Retype verbatim only the lines below, starting at the one that contains "Recreate this image" and ending at the one that contains "const uvYTicks = d3.range(0, 111, 10);". Pictures are excluded from the copy.
····················
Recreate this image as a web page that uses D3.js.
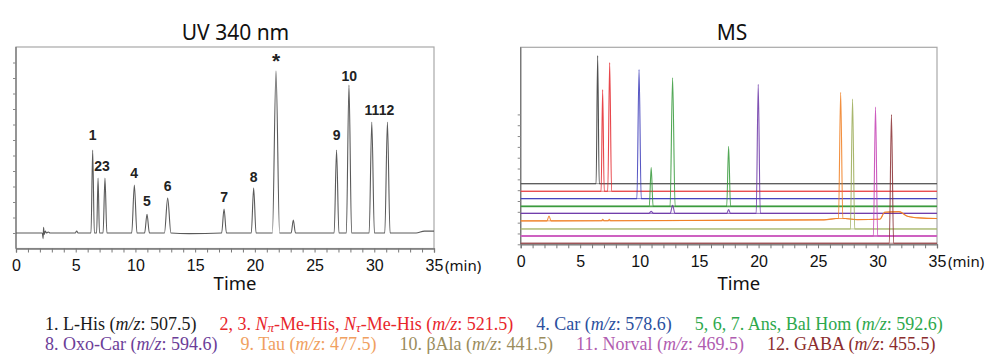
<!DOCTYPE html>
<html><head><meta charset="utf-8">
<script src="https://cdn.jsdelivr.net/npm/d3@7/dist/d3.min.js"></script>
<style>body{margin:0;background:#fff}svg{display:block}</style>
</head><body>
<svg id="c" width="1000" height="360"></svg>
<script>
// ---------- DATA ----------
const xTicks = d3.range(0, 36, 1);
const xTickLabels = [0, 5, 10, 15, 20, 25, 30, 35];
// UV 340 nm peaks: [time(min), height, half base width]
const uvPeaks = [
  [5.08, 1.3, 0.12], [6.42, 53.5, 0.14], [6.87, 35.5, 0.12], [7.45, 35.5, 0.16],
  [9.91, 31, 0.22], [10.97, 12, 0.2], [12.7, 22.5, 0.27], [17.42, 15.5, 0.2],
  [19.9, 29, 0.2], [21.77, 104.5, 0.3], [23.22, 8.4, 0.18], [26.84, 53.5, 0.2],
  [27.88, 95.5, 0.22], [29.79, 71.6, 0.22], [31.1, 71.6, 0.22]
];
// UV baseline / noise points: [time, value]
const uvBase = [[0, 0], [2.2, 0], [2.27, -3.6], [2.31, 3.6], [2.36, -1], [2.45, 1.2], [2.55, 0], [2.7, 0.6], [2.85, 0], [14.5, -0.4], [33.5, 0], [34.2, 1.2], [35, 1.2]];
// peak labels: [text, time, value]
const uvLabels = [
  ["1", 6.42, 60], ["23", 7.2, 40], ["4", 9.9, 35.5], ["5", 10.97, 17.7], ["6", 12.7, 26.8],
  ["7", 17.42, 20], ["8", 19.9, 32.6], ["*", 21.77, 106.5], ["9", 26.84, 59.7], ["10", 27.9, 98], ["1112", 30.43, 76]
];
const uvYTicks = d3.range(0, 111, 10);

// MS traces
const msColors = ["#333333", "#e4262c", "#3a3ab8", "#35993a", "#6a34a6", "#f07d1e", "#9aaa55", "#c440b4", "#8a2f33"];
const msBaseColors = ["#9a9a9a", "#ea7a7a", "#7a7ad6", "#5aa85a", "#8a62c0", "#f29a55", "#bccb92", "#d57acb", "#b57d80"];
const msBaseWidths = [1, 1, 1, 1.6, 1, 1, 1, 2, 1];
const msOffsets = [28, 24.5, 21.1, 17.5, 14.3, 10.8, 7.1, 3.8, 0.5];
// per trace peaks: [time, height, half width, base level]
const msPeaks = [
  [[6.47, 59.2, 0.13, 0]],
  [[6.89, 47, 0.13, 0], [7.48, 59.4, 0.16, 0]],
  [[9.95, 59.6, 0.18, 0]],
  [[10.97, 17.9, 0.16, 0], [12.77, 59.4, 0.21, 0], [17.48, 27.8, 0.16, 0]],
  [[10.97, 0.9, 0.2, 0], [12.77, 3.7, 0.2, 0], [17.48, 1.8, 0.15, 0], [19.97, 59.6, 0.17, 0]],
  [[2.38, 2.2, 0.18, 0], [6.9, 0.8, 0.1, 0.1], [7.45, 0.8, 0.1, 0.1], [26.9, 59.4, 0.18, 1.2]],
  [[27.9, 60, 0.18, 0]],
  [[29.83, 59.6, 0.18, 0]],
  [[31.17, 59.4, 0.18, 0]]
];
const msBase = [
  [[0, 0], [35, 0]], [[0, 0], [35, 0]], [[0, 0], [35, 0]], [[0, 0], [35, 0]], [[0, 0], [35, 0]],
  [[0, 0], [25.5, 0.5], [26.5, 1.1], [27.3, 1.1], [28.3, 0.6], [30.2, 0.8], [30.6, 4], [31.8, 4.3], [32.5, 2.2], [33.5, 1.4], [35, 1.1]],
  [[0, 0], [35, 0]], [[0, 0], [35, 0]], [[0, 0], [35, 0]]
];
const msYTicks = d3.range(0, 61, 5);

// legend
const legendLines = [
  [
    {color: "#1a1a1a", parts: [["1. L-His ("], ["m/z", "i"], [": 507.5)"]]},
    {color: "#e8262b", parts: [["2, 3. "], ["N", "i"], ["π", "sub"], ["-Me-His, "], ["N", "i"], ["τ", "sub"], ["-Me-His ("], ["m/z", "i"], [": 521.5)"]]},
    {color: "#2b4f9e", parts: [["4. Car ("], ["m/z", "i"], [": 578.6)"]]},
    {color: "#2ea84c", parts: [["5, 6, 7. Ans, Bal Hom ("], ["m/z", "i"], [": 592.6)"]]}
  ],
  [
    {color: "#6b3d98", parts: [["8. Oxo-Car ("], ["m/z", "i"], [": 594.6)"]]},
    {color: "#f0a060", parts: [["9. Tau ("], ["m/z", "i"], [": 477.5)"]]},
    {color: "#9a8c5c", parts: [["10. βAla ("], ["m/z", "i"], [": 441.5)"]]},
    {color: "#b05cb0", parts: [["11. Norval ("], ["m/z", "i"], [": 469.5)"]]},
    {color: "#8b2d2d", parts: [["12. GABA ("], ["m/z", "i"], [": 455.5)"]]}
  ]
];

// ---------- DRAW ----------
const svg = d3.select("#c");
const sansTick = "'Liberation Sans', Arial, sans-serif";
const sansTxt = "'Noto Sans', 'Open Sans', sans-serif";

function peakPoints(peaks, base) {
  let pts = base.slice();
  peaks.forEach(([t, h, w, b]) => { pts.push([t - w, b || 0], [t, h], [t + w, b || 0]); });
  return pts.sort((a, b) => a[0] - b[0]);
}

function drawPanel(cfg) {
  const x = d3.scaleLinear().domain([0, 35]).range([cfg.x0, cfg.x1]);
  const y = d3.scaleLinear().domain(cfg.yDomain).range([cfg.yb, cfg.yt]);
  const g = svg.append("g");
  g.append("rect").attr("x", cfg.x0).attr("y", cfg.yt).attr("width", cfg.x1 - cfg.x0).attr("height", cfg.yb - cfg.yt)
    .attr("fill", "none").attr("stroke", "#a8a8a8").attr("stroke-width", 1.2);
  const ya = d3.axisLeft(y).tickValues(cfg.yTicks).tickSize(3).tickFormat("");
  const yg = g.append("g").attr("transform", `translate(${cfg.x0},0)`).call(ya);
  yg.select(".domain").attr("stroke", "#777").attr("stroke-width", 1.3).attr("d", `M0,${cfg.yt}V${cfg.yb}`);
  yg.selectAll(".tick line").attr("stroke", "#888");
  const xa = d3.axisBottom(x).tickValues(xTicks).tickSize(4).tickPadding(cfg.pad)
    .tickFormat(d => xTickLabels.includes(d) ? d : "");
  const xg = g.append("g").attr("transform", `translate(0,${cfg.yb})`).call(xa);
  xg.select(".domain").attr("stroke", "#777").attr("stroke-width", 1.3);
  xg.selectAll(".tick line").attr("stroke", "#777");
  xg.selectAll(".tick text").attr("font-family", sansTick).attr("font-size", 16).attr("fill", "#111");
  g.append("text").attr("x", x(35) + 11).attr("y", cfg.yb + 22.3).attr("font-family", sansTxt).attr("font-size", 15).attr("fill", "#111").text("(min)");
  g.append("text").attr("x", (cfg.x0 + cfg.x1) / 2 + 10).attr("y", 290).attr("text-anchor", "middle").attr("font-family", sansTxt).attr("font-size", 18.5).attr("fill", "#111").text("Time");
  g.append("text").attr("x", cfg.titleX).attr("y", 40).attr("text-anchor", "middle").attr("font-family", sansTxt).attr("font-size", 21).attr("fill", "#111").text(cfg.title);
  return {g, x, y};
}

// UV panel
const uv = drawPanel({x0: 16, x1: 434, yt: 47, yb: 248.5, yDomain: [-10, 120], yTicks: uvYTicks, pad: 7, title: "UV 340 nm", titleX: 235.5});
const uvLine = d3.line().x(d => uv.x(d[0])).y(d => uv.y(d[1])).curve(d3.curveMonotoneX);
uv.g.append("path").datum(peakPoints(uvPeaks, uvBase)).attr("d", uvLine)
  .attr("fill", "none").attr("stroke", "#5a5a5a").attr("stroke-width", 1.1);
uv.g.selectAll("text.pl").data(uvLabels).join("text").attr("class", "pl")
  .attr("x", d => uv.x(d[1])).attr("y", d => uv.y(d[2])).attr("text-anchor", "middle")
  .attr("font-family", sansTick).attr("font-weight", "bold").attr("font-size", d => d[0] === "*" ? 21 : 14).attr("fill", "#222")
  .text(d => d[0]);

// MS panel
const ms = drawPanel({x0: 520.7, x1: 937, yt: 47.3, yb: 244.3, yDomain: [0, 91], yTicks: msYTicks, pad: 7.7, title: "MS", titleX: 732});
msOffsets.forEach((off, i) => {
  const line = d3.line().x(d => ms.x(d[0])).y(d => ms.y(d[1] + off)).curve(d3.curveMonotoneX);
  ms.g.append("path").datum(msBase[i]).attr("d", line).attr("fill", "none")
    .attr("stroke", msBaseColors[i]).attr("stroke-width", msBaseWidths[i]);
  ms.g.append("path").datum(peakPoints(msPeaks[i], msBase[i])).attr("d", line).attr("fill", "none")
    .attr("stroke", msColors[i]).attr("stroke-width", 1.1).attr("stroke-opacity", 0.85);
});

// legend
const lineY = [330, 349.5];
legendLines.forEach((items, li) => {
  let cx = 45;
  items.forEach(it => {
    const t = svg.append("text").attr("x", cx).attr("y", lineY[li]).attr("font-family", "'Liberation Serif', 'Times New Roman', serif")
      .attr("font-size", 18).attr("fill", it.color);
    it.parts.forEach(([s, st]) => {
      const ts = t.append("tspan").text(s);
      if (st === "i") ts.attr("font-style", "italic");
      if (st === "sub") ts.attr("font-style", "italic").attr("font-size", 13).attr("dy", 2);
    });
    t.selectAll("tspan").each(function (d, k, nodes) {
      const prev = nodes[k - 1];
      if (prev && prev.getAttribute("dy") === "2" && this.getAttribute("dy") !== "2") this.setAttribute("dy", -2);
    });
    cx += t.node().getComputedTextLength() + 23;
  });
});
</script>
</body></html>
····················
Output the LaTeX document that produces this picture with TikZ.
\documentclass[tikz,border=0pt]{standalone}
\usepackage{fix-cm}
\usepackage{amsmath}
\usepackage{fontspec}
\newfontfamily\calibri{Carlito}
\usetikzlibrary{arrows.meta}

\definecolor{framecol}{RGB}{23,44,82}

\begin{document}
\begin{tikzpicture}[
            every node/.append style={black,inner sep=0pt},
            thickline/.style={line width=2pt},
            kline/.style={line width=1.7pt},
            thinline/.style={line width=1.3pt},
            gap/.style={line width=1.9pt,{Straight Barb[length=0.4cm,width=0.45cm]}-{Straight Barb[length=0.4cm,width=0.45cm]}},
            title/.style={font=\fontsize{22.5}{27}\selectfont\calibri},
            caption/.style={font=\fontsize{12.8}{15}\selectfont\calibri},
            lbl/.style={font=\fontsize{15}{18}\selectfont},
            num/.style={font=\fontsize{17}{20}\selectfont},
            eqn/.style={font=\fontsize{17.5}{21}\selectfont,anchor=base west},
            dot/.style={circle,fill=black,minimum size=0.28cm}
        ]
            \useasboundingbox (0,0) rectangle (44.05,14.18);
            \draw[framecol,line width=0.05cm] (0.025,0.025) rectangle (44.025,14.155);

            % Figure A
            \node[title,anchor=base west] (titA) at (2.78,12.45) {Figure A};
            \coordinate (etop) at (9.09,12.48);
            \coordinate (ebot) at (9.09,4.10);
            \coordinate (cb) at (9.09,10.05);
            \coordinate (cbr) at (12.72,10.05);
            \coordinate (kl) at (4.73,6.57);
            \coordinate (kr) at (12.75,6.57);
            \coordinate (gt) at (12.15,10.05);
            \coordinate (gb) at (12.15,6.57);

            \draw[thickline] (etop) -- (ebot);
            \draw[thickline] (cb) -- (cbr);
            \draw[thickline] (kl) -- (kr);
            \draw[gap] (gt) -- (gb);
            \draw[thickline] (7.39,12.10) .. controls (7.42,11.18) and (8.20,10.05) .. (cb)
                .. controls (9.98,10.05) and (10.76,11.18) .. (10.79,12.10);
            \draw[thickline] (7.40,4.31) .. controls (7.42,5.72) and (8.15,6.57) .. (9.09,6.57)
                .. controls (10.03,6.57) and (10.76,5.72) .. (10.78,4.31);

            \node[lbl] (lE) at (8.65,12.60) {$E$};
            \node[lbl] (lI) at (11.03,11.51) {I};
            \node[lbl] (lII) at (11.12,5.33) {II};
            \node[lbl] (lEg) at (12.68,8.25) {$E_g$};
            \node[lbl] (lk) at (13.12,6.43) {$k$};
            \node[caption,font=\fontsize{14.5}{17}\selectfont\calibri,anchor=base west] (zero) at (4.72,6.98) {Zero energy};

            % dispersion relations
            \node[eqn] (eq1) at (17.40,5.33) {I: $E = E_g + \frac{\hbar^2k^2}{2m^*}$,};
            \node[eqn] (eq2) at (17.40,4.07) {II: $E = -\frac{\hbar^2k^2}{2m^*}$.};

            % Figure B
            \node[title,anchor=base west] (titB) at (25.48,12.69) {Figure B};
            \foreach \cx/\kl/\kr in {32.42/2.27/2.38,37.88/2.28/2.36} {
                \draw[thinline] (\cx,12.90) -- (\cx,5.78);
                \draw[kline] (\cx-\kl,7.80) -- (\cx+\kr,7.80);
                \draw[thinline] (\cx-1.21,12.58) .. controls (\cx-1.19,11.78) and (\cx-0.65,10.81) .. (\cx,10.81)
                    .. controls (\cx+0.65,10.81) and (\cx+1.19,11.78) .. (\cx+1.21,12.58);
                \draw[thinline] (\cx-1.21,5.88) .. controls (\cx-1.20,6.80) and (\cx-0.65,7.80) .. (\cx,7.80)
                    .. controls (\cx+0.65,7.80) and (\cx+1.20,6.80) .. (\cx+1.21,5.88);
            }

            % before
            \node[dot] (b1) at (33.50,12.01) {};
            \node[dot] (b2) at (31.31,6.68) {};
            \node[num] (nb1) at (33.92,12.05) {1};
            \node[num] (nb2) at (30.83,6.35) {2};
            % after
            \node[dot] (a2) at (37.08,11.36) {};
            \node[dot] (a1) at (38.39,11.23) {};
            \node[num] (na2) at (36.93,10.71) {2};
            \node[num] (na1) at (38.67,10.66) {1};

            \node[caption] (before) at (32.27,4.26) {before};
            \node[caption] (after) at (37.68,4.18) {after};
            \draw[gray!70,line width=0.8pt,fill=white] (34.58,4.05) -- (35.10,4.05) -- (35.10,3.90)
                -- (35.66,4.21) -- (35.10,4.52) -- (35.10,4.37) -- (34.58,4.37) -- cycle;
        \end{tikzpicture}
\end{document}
····················
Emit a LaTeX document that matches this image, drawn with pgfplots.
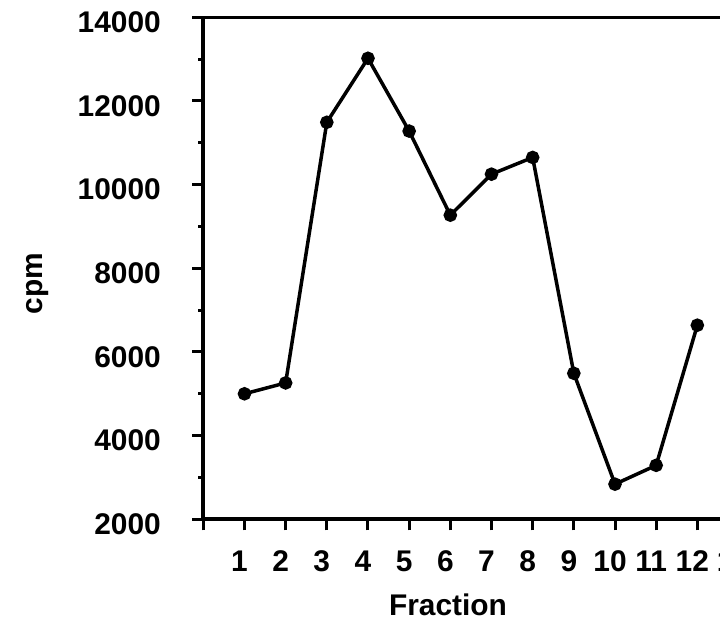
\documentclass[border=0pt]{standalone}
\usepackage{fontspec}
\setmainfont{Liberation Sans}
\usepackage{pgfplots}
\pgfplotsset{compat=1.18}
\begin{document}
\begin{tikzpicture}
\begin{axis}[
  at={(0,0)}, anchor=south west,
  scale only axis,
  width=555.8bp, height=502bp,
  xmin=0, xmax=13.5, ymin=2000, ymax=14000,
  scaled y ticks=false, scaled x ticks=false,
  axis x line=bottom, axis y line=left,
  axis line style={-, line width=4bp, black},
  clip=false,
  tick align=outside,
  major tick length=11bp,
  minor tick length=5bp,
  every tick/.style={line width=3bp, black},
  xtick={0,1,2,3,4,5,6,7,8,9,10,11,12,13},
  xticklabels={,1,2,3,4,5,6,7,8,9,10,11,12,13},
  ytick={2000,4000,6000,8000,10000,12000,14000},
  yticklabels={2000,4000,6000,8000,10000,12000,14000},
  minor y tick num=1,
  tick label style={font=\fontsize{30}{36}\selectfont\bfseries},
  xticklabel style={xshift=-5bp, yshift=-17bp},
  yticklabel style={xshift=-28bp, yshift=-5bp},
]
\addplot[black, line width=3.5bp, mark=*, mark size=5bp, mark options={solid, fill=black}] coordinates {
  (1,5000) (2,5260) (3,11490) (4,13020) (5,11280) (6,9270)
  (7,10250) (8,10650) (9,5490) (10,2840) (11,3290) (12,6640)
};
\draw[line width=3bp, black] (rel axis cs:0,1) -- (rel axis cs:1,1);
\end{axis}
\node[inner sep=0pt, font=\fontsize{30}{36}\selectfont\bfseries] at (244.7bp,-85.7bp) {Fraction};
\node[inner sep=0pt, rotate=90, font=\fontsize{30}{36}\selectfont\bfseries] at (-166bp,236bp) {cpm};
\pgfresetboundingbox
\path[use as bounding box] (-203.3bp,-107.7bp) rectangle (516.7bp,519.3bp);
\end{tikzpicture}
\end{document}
····················
**Final result:**
Recreate this image as a web page that uses D3.js.
<!DOCTYPE html>
<html><head><meta charset="utf-8">
<script src="https://cdn.jsdelivr.net/npm/d3@7/dist/d3.min.js"></script>
<style>body{margin:0;background:#fff}svg{display:block}</style>
</head><body>
<svg id="c" width="1000" height="360"></svg>
<script>
// ---------- DATA ----------
const xTicks = d3.range(0, 36, 1);
const xTickLabels = [0, 5, 10, 15, 20, 25, 30, 35];
// UV 340 nm peaks: [time(min), height, half base width]
const uvPeaks = [
  [5.08, 1.3, 0.12], [6.42, 53.5, 0.14], [6.87, 35.5, 0.12], [7.45, 35.5, 0.16],
  [9.91, 31, 0.22], [10.97, 12, 0.2], [12.7, 22.5, 0.27], [17.42, 15.5, 0.2],
  [19.9, 29, 0.2], [21.77, 104.5, 0.3], [23.22, 8.4, 0.18], [26.84, 53.5, 0.2],
  [27.88, 95.5, 0.22], [29.79, 71.6, 0.22], [31.1, 71.6, 0.22]
];
// UV baseline / noise points: [time, value]
const uvBase = [[0, 0], [2.2, 0], [2.27, -3.6], [2.31, 3.6], [2.36, -1], [2.45, 1.2], [2.55, 0], [2.7, 0.6], [2.85, 0], [14.5, -0.4], [33.5, 0], [34.2, 1.2], [35, 1.2]];
// peak labels: [text, time, value]
const uvLabels = [
  ["1", 6.42, 60], ["23", 7.2, 40], ["4", 9.9, 35.5], ["5", 10.97, 17.7], ["6", 12.7, 26.8],
  ["7", 17.42, 20], ["8", 19.9, 32.6], ["*", 21.77, 106.5], ["9", 26.84, 59.7], ["10", 27.9, 98], ["1112", 30.43, 76]
];
const uvYTicks = d3.range(0, 111, 10);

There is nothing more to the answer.